— Goal of the exercise —
Everything from the line with "Recreate this image" down to the line with "group_first, group_last = 1, 4" below must be printed exactly, those two lines included. Exclude pictures.

Rows from a dataset of charts and code:

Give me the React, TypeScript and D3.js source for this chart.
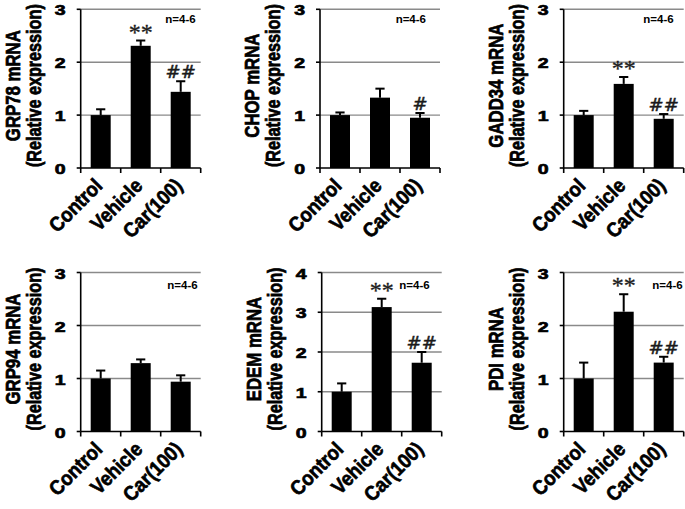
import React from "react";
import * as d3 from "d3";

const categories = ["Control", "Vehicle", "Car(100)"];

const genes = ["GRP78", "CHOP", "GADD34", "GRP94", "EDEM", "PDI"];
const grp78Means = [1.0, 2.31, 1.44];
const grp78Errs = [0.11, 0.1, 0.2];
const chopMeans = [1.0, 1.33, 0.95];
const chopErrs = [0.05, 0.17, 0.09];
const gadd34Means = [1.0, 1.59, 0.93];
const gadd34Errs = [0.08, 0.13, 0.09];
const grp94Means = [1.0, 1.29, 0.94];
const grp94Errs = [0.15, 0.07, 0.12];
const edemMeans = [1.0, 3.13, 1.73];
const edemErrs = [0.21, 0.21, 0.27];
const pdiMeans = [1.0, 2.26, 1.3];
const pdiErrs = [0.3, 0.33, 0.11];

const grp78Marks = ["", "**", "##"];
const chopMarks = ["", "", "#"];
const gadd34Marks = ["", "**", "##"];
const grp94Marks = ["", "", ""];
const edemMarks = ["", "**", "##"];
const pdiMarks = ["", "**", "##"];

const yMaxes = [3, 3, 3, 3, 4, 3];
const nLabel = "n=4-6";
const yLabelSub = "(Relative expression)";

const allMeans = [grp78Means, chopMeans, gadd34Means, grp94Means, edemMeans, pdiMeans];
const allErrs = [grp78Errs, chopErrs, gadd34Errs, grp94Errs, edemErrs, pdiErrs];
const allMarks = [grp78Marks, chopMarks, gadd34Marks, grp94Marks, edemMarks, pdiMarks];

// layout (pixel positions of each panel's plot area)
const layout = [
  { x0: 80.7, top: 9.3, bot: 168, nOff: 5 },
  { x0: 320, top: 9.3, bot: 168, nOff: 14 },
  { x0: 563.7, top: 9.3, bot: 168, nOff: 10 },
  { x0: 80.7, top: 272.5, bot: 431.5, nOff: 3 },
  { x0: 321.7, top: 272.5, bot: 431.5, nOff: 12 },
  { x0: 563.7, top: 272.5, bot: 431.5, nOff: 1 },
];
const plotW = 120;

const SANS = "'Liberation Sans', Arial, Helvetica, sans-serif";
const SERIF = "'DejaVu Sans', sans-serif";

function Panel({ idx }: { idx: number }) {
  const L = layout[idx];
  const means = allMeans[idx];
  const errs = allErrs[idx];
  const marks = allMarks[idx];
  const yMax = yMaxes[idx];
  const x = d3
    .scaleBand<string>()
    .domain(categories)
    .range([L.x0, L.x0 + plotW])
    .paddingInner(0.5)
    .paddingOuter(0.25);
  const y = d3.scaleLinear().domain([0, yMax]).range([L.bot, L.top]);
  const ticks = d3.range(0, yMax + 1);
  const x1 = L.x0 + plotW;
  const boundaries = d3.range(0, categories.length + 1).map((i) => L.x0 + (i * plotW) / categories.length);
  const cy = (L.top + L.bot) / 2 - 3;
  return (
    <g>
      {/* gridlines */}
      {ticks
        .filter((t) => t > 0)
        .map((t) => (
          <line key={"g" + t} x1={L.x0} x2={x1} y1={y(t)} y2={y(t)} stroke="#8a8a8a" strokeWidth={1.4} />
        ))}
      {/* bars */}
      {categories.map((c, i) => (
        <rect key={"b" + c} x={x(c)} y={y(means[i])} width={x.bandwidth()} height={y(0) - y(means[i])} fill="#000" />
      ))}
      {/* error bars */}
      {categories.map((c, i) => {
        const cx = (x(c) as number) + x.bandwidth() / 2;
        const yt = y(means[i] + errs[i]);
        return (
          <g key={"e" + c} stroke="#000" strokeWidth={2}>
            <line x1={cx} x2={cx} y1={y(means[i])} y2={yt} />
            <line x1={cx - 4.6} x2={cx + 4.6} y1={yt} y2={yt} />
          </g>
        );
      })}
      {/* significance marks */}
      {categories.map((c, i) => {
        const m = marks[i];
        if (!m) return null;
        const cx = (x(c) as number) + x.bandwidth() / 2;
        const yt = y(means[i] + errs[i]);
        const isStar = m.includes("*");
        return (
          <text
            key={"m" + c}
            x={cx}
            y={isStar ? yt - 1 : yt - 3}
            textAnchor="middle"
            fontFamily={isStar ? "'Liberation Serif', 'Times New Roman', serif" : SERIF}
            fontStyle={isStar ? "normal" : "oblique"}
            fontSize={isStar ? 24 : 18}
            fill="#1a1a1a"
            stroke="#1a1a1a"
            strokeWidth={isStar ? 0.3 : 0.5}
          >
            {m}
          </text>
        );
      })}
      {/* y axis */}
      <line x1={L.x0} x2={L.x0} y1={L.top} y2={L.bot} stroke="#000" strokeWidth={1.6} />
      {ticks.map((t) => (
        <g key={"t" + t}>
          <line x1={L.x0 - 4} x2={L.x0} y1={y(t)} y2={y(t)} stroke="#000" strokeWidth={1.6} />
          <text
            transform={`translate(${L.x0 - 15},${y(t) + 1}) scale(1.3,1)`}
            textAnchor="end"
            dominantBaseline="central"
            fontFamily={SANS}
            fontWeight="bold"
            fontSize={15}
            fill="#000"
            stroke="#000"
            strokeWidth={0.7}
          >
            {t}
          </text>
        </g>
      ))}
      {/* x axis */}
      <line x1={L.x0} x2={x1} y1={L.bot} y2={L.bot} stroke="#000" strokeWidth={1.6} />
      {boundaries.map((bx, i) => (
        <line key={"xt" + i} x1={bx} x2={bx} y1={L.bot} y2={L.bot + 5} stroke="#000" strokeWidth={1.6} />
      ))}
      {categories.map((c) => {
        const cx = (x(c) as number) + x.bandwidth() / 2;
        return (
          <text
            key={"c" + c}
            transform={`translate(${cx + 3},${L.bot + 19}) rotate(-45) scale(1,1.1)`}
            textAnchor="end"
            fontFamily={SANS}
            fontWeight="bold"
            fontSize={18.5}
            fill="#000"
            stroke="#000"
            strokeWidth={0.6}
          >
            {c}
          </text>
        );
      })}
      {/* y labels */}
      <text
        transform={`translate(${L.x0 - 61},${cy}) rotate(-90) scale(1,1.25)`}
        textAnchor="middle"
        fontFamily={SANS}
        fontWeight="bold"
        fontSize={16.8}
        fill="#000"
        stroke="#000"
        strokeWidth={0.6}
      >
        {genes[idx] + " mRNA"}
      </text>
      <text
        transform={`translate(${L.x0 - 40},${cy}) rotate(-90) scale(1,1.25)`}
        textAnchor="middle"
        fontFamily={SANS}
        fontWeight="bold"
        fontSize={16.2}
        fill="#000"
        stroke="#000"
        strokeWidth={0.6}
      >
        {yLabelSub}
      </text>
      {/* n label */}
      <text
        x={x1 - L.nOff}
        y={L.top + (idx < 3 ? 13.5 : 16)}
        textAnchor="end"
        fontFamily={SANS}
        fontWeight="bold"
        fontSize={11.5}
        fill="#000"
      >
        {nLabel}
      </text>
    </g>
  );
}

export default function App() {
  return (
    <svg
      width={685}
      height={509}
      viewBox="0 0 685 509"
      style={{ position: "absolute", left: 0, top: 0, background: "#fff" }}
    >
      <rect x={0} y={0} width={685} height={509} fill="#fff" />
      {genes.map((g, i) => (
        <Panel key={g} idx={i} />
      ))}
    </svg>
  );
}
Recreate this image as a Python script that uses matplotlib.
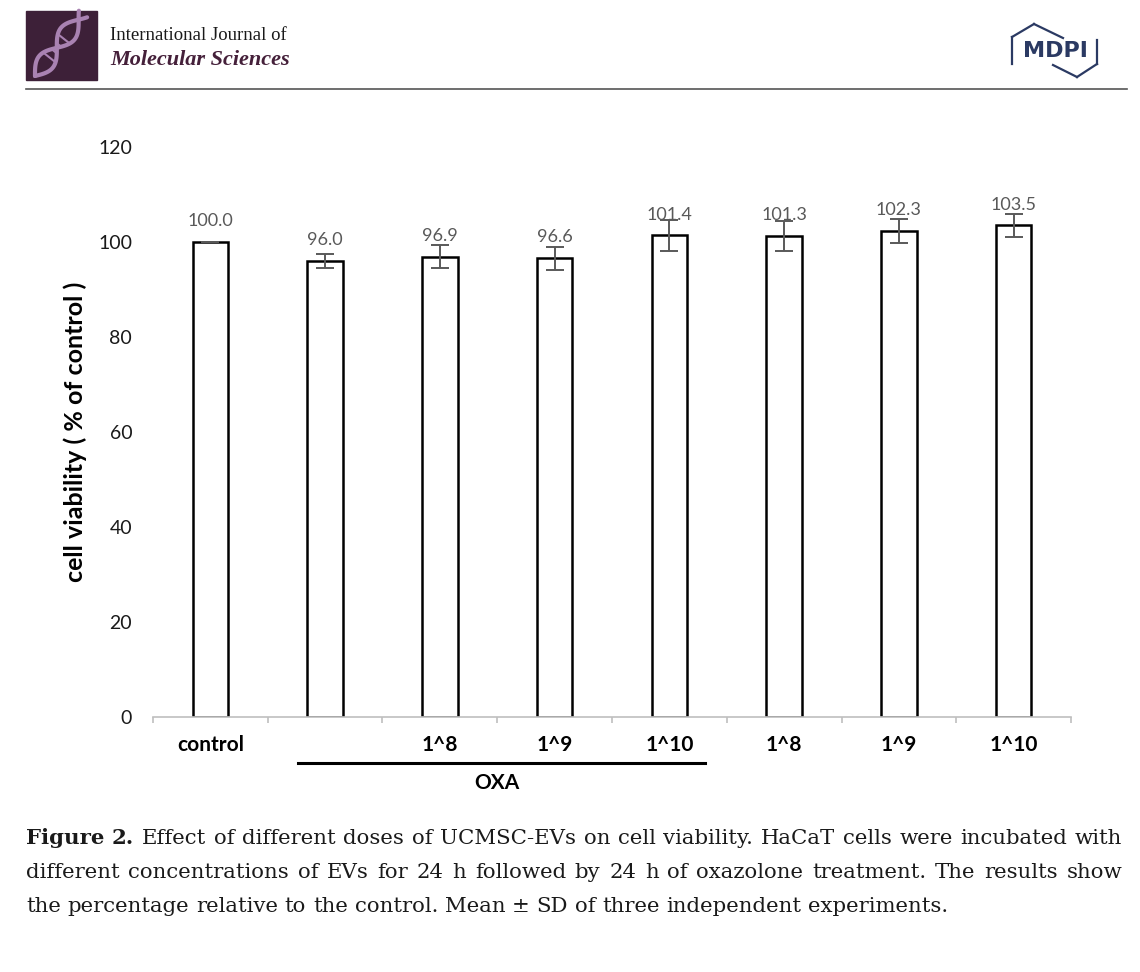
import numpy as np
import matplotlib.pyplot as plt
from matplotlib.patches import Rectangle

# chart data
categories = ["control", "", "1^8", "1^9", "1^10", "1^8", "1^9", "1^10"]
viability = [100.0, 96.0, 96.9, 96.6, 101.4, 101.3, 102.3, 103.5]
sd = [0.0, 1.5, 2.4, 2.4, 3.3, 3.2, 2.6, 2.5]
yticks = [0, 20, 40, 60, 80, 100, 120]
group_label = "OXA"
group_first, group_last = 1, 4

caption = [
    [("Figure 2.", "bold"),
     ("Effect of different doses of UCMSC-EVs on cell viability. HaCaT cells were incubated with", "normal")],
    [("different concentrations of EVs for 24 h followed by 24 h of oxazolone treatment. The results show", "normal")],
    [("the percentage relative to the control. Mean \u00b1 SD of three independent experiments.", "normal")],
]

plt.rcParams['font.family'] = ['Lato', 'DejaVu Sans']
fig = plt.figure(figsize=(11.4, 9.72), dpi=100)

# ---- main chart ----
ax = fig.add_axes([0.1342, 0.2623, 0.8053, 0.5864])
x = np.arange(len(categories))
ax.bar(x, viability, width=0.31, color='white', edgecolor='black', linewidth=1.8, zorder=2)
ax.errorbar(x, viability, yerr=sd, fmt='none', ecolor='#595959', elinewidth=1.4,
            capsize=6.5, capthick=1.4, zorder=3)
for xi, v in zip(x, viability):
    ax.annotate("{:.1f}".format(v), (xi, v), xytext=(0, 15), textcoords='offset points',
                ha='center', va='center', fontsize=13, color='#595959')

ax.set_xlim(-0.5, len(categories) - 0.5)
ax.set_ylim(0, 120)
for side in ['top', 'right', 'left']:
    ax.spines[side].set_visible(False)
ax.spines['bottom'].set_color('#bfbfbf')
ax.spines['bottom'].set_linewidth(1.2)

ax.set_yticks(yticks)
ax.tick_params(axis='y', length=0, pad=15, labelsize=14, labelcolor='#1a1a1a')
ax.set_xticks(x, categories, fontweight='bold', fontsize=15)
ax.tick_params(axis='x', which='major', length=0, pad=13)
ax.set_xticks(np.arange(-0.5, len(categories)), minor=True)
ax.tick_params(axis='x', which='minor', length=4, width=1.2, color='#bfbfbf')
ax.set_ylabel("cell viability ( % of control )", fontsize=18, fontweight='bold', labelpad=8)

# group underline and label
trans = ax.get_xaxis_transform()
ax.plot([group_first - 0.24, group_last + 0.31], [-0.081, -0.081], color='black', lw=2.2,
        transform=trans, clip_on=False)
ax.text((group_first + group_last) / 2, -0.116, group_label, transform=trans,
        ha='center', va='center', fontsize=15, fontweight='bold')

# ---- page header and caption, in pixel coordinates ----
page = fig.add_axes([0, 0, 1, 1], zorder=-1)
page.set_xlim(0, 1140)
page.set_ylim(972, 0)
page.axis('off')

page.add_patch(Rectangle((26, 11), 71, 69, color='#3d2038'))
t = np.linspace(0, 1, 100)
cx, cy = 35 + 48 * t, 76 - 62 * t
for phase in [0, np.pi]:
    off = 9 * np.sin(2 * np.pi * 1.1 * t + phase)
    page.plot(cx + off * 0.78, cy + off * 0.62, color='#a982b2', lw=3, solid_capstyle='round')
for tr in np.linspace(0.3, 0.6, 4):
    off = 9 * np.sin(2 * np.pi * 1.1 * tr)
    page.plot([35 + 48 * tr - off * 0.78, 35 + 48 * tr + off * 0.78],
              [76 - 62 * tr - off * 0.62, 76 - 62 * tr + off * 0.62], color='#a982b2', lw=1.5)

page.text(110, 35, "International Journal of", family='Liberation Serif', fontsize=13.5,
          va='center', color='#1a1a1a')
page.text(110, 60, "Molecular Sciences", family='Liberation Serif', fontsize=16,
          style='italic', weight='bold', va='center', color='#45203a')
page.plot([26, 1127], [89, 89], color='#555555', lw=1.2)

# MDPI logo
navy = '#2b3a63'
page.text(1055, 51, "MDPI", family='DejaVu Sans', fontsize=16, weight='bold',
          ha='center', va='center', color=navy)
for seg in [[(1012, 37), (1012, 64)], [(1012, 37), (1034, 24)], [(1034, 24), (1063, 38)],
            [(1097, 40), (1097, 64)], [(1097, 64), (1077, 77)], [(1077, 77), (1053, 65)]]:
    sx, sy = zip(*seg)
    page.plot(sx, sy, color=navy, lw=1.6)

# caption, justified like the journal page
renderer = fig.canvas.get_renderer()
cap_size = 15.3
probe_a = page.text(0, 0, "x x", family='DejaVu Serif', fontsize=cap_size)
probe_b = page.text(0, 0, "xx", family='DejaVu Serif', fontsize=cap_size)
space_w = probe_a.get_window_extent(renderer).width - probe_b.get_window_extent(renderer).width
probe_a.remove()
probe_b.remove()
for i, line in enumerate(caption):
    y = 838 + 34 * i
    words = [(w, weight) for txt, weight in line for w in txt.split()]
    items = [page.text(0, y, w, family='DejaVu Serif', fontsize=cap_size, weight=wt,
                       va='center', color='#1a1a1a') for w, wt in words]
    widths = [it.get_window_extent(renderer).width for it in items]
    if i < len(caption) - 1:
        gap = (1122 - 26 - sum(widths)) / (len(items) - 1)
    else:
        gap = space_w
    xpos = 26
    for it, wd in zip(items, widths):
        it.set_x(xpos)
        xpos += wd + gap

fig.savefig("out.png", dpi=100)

— Solved exercise —
Recreate this image as a Python script that uses matplotlib.
import numpy as np
import matplotlib.pyplot as plt
from matplotlib.patches import Rectangle

# chart data
categories = ["control", "", "1^8", "1^9", "1^10", "1^8", "1^9", "1^10"]
viability = [100.0, 96.0, 96.9, 96.6, 101.4, 101.3, 102.3, 103.5]
sd = [0.0, 1.5, 2.4, 2.4, 3.3, 3.2, 2.6, 2.5]
yticks = [0, 20, 40, 60, 80, 100, 120]
group_label = "OXA"
group_first, group_last = 1, 4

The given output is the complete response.